Friday 2 December 2011

Sacred space

For some reason, I only noticed the Facebook post the night before it was all due to start. I hadn't really been following any local news about the "biggest strike in a generation": how can you go on strike when you haven't got a job? But it was November, people would be standing outside from before dawn on the picket-lines, and the local wing of UK Uncut were organising a run of hot drinks and snacks. I signed up to help. What better way for someone unemployed to go "on strike" than by getting up at 6:15 and going to work?

The morning was still, dark and quiet. I passed two sets of pickets on the way into town: one at the Police station and one, of all places, at the Barracks. Who would police the day's march and rally? And what would the local regiment of Ghurkhas look like out on strike?

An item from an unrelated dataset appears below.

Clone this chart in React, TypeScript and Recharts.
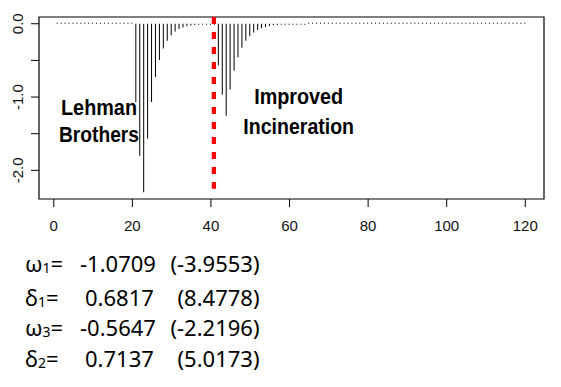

The venue for the tea-making had been described as a "Church Hall" but I pushed open a large arched door to find myself in the nave of what appeared to be a fully functioning church, complete with altar, crucifixes and the beginnings of a congregation. There were even hymn numbers on a board on the wall. But there was a bike-trailer parked in the middle of the room: this must be the right place. I recognised the Pastor: he had made a brilliant speech at a rally in the summer comparing wealth inequality to the suffering in a flood. It had moved me to tears. Now he is letting us use his church as HQ. There's a map spread out on the altar with all the locations of the pickets. They hadn't known about the barracks.

The kitchen was up some steps beyond the altar: thus, all the worshippers would have unwittingly been addressing their devotions to the Place of Food. And we're not talking just tea and biscuits here: we're making bacon butties, veggie sausages, and I got the plate-warmer up and running so that they could go out hot to the front lines. Someone had even brought a thermal picnic bag. Pickets had been briefed: they could phone and ask for food any time between 8:00 and 10:00 am. I stuffed bacon and sausages that someone else had fried, into buns which I then wrapped and counted into bags. Bikes and cars took them all over the city in the early morning sunshine: I hadn't realised how many government outposts there were here.

"Six bacon butties and two veggie sausages!!" A journalist from London came to the door and asked if our effort was being appreciated on the picket-lines but nobody had heard him and that was the first answer he got. We gave our stories. The strike, the backup and the public support were covered as a New Social Phenomenon the following day.

And no wonder: the breathing-space at the end of a working life, just like the one at the end of the working week, is part of life's pattern. You might try and remove it temporarily in times of war, but expecting 68-year-old dusties to lift our heavy boxes of bottles, or 68-year-old police to chase burglars, just because somebody in a bank isn't very good at risk assessment, is a poor show. Especially when, as in the Pastor's metaphorical flood, the people at the bottom go under, while those at the top lose nothing at all.